Young finished with just 14 points on 4-of-17 shooting.
Neither team seemed capable of winning in the first half.
Atlanta made only 15 of 49 shots (30.6%), including 4 of 16 from beyond the 3-point arc, with nine turnovers. The Bucks weren’t much better, connecting on 17 of 44 (38.6%) overall and just 5 of 19 outside the stripe. Milwaukee turned it over 10 times, split evenly between Middleton and Holiday.
Appropriately, the half ended with Atlanta’s Clint Capela missing right under the basket off a lob pass from Bogdan Bogdanovic, sending the Bucks to the locker room with a 47-43 lead.
PLAYING WITH THE LEAD
Amazingly, there were no lead changes over the final three games of the series.
The Hawks never trailed in Game 4, romping to a 110-88 victory.

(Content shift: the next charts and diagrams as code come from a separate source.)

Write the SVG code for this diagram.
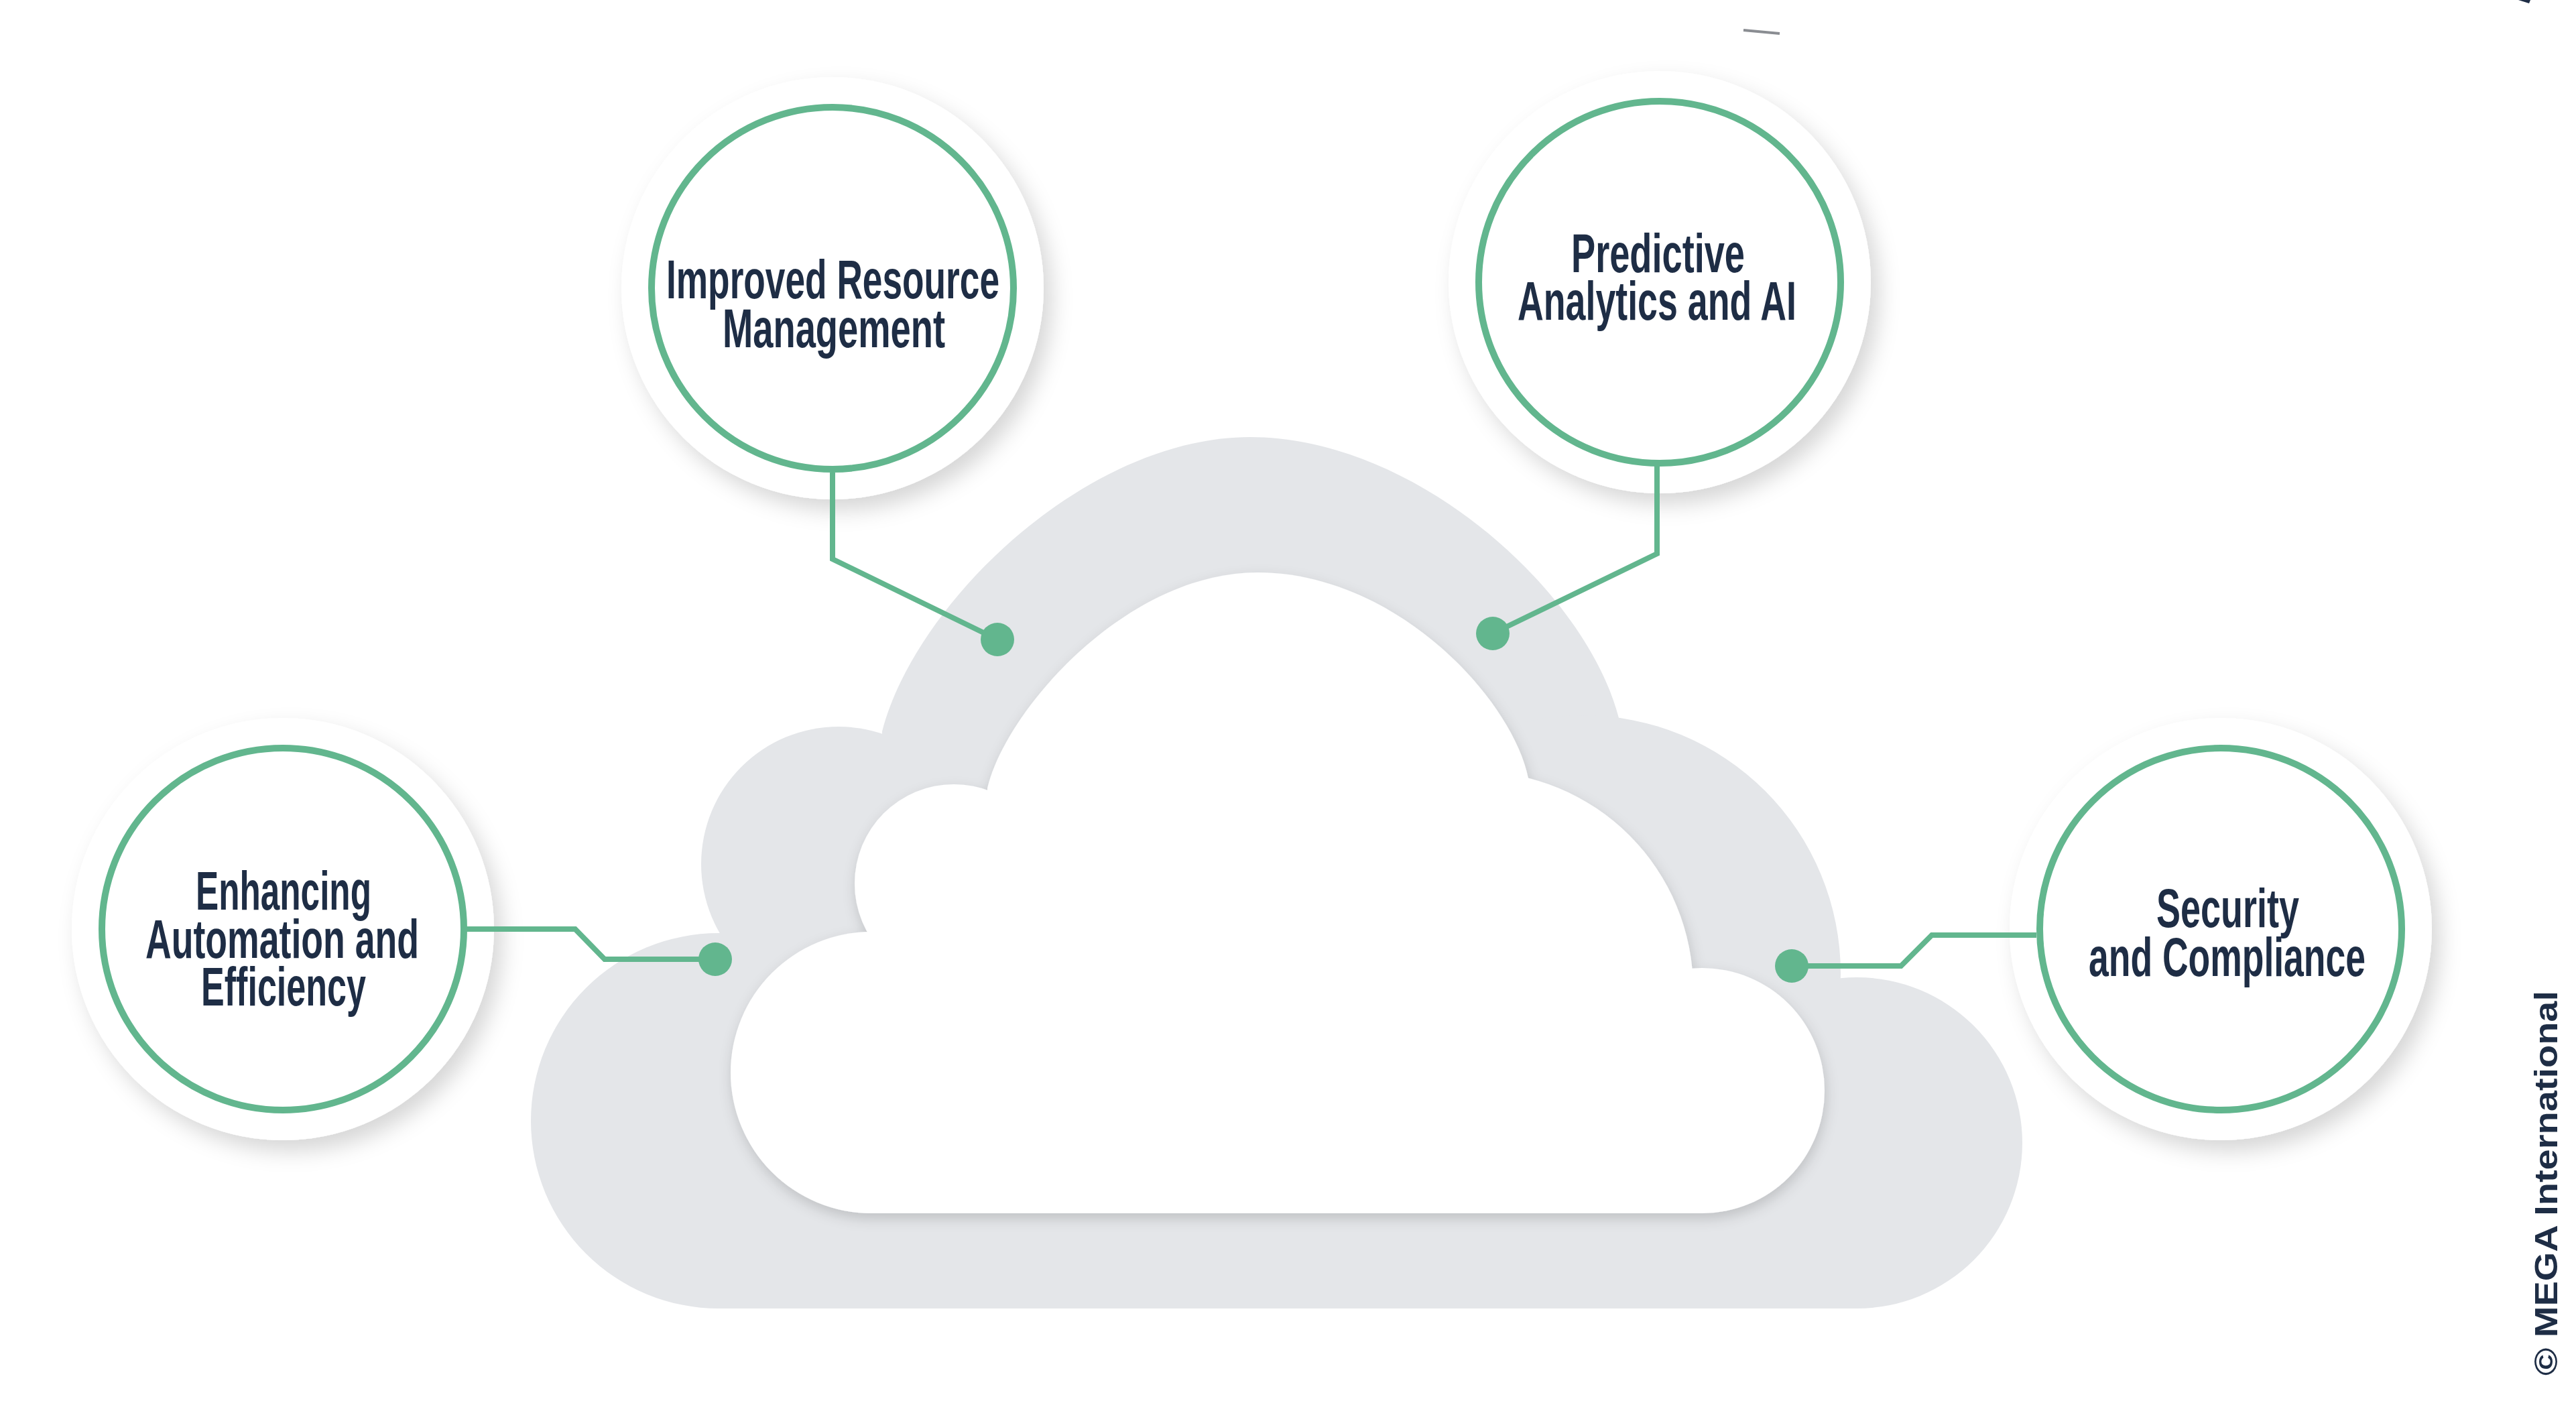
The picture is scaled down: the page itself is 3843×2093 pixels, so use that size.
<svg xmlns="http://www.w3.org/2000/svg" width="3843" height="2093" viewBox="0 0 3843 2093">
  <defs>
    <filter id="discShadow" x="-30%" y="-30%" width="160%" height="160%">
      <feDropShadow dx="12" dy="16" stdDeviation="16" flood-color="#000" flood-opacity="0.16"/>
    </filter>
    <filter id="cloudShadow" x="-10%" y="-10%" width="120%" height="130%">
      <feDropShadow dx="2" dy="8" stdDeviation="10" flood-color="#000" flood-opacity="0.16"/>
    </filter>
  </defs>
  <style>
    .grey { fill: #e4e6e9; }
    .inner { fill: #ffffff; }
    .disc { fill: #ffffff; filter: url(#discShadow); }
    .ring { fill: none; stroke: #62b68e; stroke-width: 10; }
    .conn { fill: none; stroke: #62b68e; stroke-width: 8; stroke-linejoin: miter; }
    .dot { fill: #62b68e; }
    .label { font-family: "Liberation Sans Narrow", "Liberation Sans", Arial, sans-serif; font-size: 81px; font-weight: bold; fill: #1e2d45; }
    .copy { font-family: "Liberation Sans", Arial, sans-serif; font-size: 48px; font-weight: bold; fill: #1e2d45; }
  </style>
  <rect width="3843" height="2093" fill="#ffffff"/>

  <g id="marks">
    <path d="M2601,45 L2655,50" stroke="#8a8d92" stroke-width="4" fill="none"/>
    <path d="M3757,0 L3775,0 L3773,5 Z" fill="#1e2d45"/>
  </g>

  <g id="cloud">
    <g id="cloud-outer" class="grey">
      <circle cx="1072" cy="1672" r="280"/>
      <circle cx="1251" cy="1289" r="205"/>
      <path d="M1316,1091 C1365,900 1620,652 1865,652 C2110,652 2365,880 2415,1071 L2415,1470 L1316,1470 Z"/>
      <circle cx="2361" cy="1452" r="385"/>
      <circle cx="2770" cy="1705" r="247"/>
      <rect x="1072" y="1465" width="1698" height="487"/>
    </g>
    <g id="cloud-inner" class="inner" filter="url(#cloudShadow)">
      <circle cx="1300" cy="1600" r="210"/>
      <circle cx="1423" cy="1318" r="148"/>
      <path d="M1473,1176 C1500,1060 1680,854 1876,854 C2080,854 2255,1040 2280,1161 L2280,1470 L1473,1470 Z"/>
      <circle cx="2201" cy="1476" r="325"/>
      <circle cx="2539" cy="1627" r="183"/>
      <rect x="1300" y="1440" width="1200" height="370"/>
      <rect x="1300" y="1465" width="1239" height="345"/>
    </g>
  </g>

  <g id="node-resource">
    <circle class="disc" cx="1242" cy="430" r="315"/>
    <circle class="ring" cx="1242" cy="430" r="270"/>
    <text class="label" x="994" y="445" textLength="497" lengthAdjust="spacingAndGlyphs">Improved Resource</text>
    <text class="label" x="1078" y="518" textLength="332" lengthAdjust="spacingAndGlyphs">Management</text>
  </g>

  <g id="node-predictive">
    <circle class="disc" cx="2476" cy="421" r="315"/>
    <circle class="ring" cx="2476" cy="421" r="270"/>
    <text class="label" x="2344" y="406" textLength="259" lengthAdjust="spacingAndGlyphs">Predictive</text>
    <text class="label" x="2264" y="477" textLength="416" lengthAdjust="spacingAndGlyphs">Analytics and AI</text>
  </g>

  <g id="node-automation">
    <circle class="disc" cx="422" cy="1386" r="315"/>
    <circle class="ring" cx="422" cy="1386" r="270"/>
    <text class="label" x="292" y="1357" textLength="262" lengthAdjust="spacingAndGlyphs">Enhancing</text>
    <text class="label" x="217" y="1429" textLength="408" lengthAdjust="spacingAndGlyphs">Automation and</text>
    <text class="label" x="300" y="1500" textLength="246" lengthAdjust="spacingAndGlyphs">Efficiency</text>
  </g>

  <g id="node-security">
    <circle class="disc" cx="3313" cy="1386" r="315"/>
    <circle class="ring" cx="3313" cy="1386" r="270"/>
    <text class="label" x="3217" y="1383" textLength="213" lengthAdjust="spacingAndGlyphs">Security</text>
    <text class="label" x="3116" y="1456" textLength="413" lengthAdjust="spacingAndGlyphs">and Compliance</text>
  </g>

  <g id="connectors">
    <path class="conn" d="M1242,705 V834 L1488,954"/>
    <circle class="dot" cx="1488" cy="954" r="25"/>
    <path class="conn" d="M2472,694 V826 L2227,945"/>
    <circle class="dot" cx="2227" cy="945" r="25"/>
    <path class="conn" d="M696,1386 H858 L902,1431 H1067"/>
    <circle class="dot" cx="1067" cy="1431" r="25"/>
    <path class="conn" d="M3038,1395 H2882 L2836,1441 H2673"/>
    <circle class="dot" cx="2673" cy="1441" r="25"/>
  </g>

  <g id="copyright">
    <text class="copy" transform="translate(3815,2052) rotate(-90)" textLength="574" lengthAdjust="spacingAndGlyphs">© MEGA International</text>
  </g>
</svg>
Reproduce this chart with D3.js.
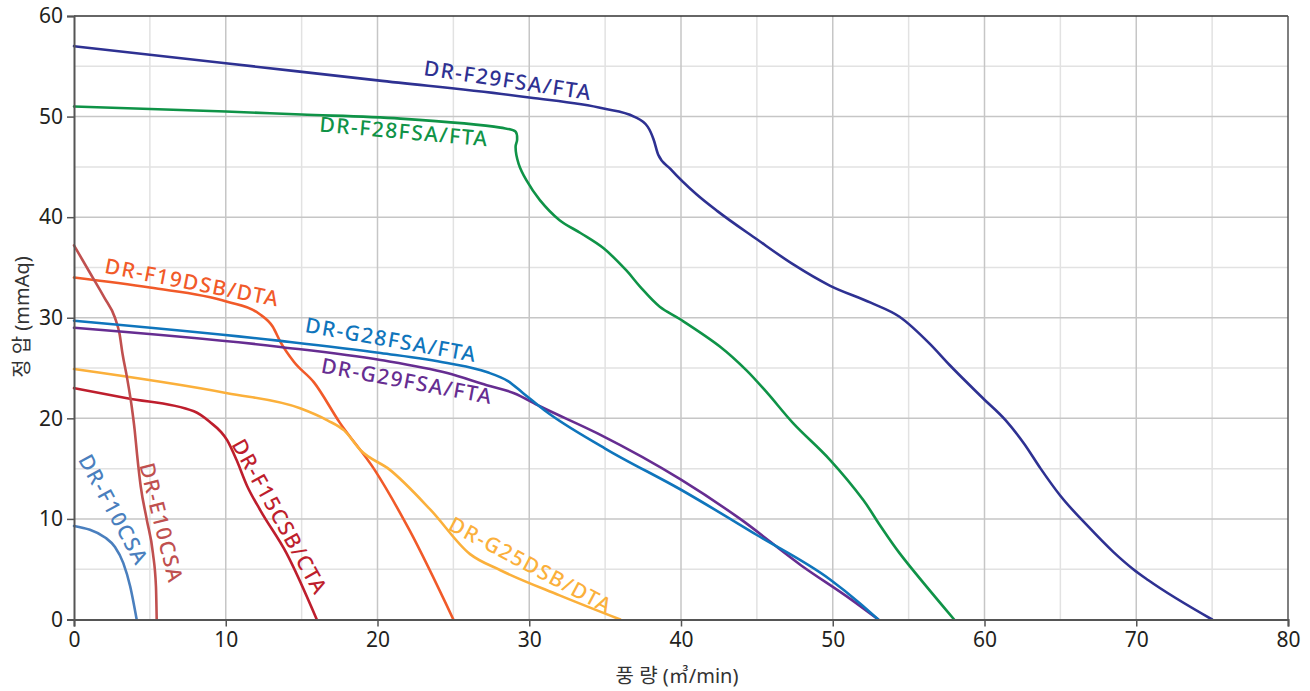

Milwaukee returned the favor in Game 5, building a 20-point lead in the first quarter and staying out front all the way in a 123-112 triumph.
It was more of the same in the deciding game, which the Bucks led from start to finish.
Bucks: With the Hawks focused on doing a better job in the lane, Lopez was held to 13 points. ... Bobby Portis had 12 points and nine rebounds in his second straight start for Antetokounmpo.
Hawks: Huerter, the surprising star of Atlanta’s Game 7 win over Philadelphia, closed the season with a very tough night. He had only five points on 2-of-10 shooting. ... Bogdanovic had 20 points. ... Atlanta finished 38 of 92 (41.3%) from the field.